EXERCISE DESCRIPTION :: Repeat every line of the listing below exactly, minus the pictures.

◆ ◆ ◆ ◆ ◆ ◆ ◆

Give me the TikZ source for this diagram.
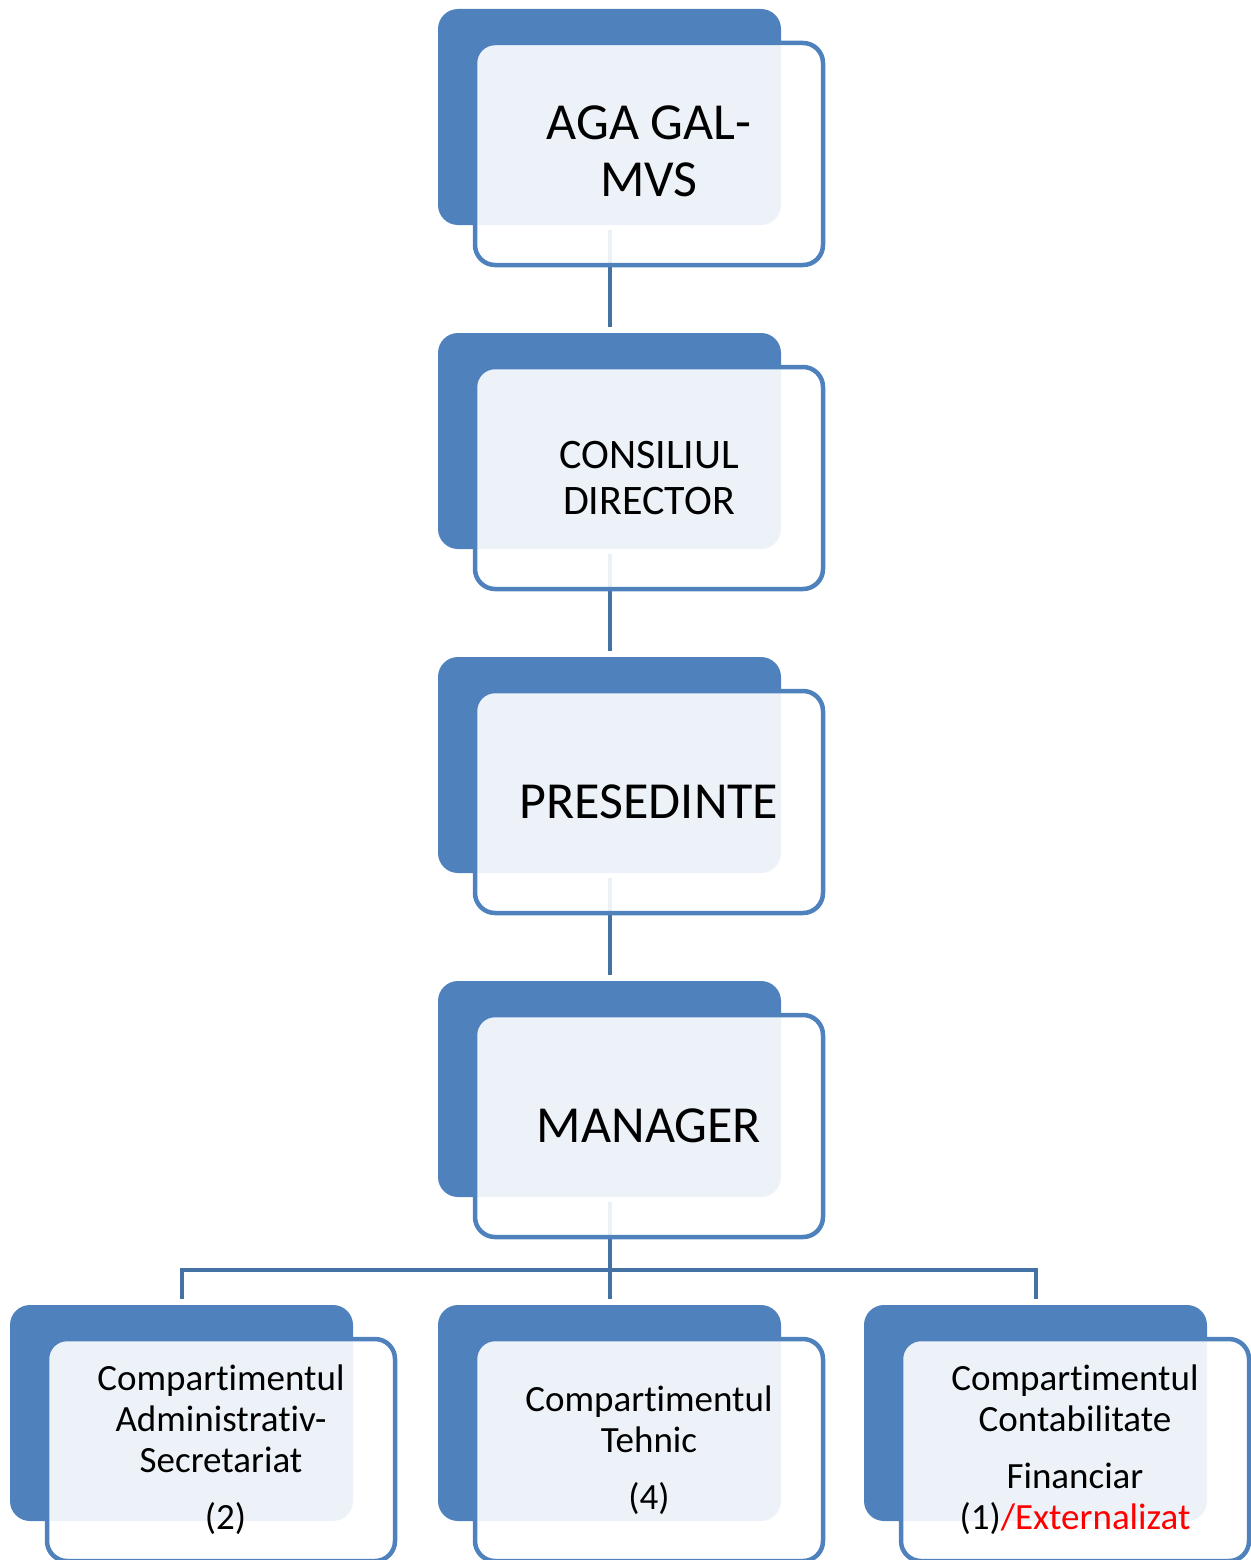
\documentclass[tikz,border=0pt]{standalone}
\usepackage{fontspec}
\setmainfont{Carlito}[Ligatures={NoCommon,NoContextual}]
\definecolor{boxblue}{RGB}{79,129,189}
\definecolor{linkblue}{RGB}{68,114,164}
\begin{document}
\begin{tikzpicture}[x=1pt,y=-1pt,
  backbox/.style={fill=boxblue, rounded corners=20pt, minimum width=343pt, minimum height=216pt, inner sep=0pt, outer sep=0pt, anchor=north west},
  frontbox/.style={draw=boxblue, line width=4.5pt, fill=white, fill opacity=0.9, text opacity=1, rounded corners=20pt, minimum width=348pt, minimum height=222pt, inner sep=0pt, outer sep=0pt, align=center, text=black},
  conn/.style={draw=linkblue, line width=4pt},
  bigtxt/.style={font=\fontsize{52}{57}\selectfont},
  midtxt/.style={font=\fontsize{42}{46}\selectfont},
  smalltxt/.style={font=\fontsize{37}{41}\selectfont}]
\useasboundingbox (0,0) rectangle (1250,1560);
% back boxes
\node[backbox] (agab) at (438,9) {};
\node[backbox] (cdb) at (438,333) {};
\node[backbox] (presb) at (438,657) {};
\node[backbox] (mgrb) at (438,981) {};
\node[backbox] (admb) at (10,1305) {};
\node[backbox] (tehb) at (438,1305) {};
\node[backbox] (contb) at (864,1305) {};
% connectors
\coordinate (bus) at (609,1270);
\draw[conn] ([yshift=-5pt]agab.south) -- ([yshift=6pt]cdb.north);
\draw[conn] ([yshift=-5pt]cdb.south) -- ([yshift=6pt]presb.north);
\draw[conn] ([yshift=-5pt]presb.south) -- ([yshift=6pt]mgrb.north);
\draw[conn] ([yshift=-5pt]mgrb.south) -- ([yshift=6pt]tehb.north);
\draw[conn] ([yshift=6pt]admb.north) -- (admb.north |- bus) -- (contb.north |- bus) -- ([yshift=6pt]contb.north);
% front boxes
\node[frontbox] (aga) at (649,154) {};
\node[bigtxt, align=center, inner sep=0pt] (agat) at (649,151) {AGA GAL-\\MVS};
\node[frontbox, midtxt] (cd) at (649,478) {CONSILIUL\\DIRECTOR};
\node[frontbox, bigtxt] (pres) at (649,802) {PRESEDINTE};
\node[frontbox, bigtxt] (mgr) at (649,1126) {MANAGER};
\node[frontbox, smalltxt] (adm) at (221,1450) {Compartimentul\\Administrativ-\\Secretariat\\[16pt]\hspace*{9pt}(2)};
\node[frontbox, smalltxt] (teh) at (649,1450) {Compartimentul\\Tehnic\\[16pt](4)};
\node[frontbox, smalltxt] (cont) at (1075,1450) {Compartimentul\\Contabilitate\\[16pt]Financiar\\(1)\textcolor{red}{/Externalizat}};
\end{tikzpicture}
\end{document}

◆ ◆ ◆ ◆ ◆ ◆ ◆

RESULT BELOW ::
Give me the TikZ source for this diagram.
\documentclass[tikz,border=0pt]{standalone}
\usepackage{fontspec}
\setmainfont{Carlito}[Ligatures={NoCommon,NoContextual}]
\definecolor{boxblue}{RGB}{79,129,189}
\definecolor{linkblue}{RGB}{68,114,164}
\begin{document}
\begin{tikzpicture}[x=1pt,y=-1pt,
  backbox/.style={fill=boxblue, rounded corners=20pt, minimum width=343pt, minimum height=216pt, inner sep=0pt, outer sep=0pt, anchor=north west},
  frontbox/.style={draw=boxblue, line width=4.5pt, fill=white, fill opacity=0.9, text opacity=1, rounded corners=20pt, minimum width=348pt, minimum height=222pt, inner sep=0pt, outer sep=0pt, align=center, text=black},
  conn/.style={draw=linkblue, line width=4pt},
  bigtxt/.style={font=\fontsize{52}{57}\selectfont},
  midtxt/.style={font=\fontsize{42}{46}\selectfont},
  smalltxt/.style={font=\fontsize{37}{41}\selectfont}]
\useasboundingbox (0,0) rectangle (1250,1560);
% back boxes
\node[backbox] (agab) at (438,9) {};
\node[backbox] (cdb) at (438,333) {};
\node[backbox] (presb) at (438,657) {};
\node[backbox] (mgrb) at (438,981) {};
\node[backbox] (admb) at (10,1305) {};
\node[backbox] (tehb) at (438,1305) {};
\node[backbox] (contb) at (864,1305) {};
% connectors
\coordinate (bus) at (609,1270);
\draw[conn] ([yshift=-5pt]agab.south) -- ([yshift=6pt]cdb.north);
\draw[conn] ([yshift=-5pt]cdb.south) -- ([yshift=6pt]presb.north);
\draw[conn] ([yshift=-5pt]presb.south) -- ([yshift=6pt]mgrb.north);
\draw[conn] ([yshift=-5pt]mgrb.south) -- ([yshift=6pt]tehb.north);
\draw[conn] ([yshift=6pt]admb.north) -- (admb.north |- bus) -- (contb.north |- bus) -- ([yshift=6pt]contb.north);
% front boxes
\node[frontbox] (aga) at (649,154) {};
\node[bigtxt, align=center, inner sep=0pt] (agat) at (649,151) {AGA GAL-\\MVS};
\node[frontbox, midtxt] (cd) at (649,478) {CONSILIUL\\DIRECTOR};
\node[frontbox, bigtxt] (pres) at (649,802) {PRESEDINTE};
\node[frontbox, bigtxt] (mgr) at (649,1126) {MANAGER};
\node[frontbox, smalltxt] (adm) at (221,1450) {Compartimentul\\Administrativ-\\Secretariat\\[16pt]\hspace*{9pt}(2)};
\node[frontbox, smalltxt] (teh) at (649,1450) {Compartimentul\\Tehnic\\[16pt](4)};
\node[frontbox, smalltxt] (cont) at (1075,1450) {Compartimentul\\Contabilitate\\[16pt]Financiar\\(1)\textcolor{red}{/Externalizat}};
\end{tikzpicture}
\end{document}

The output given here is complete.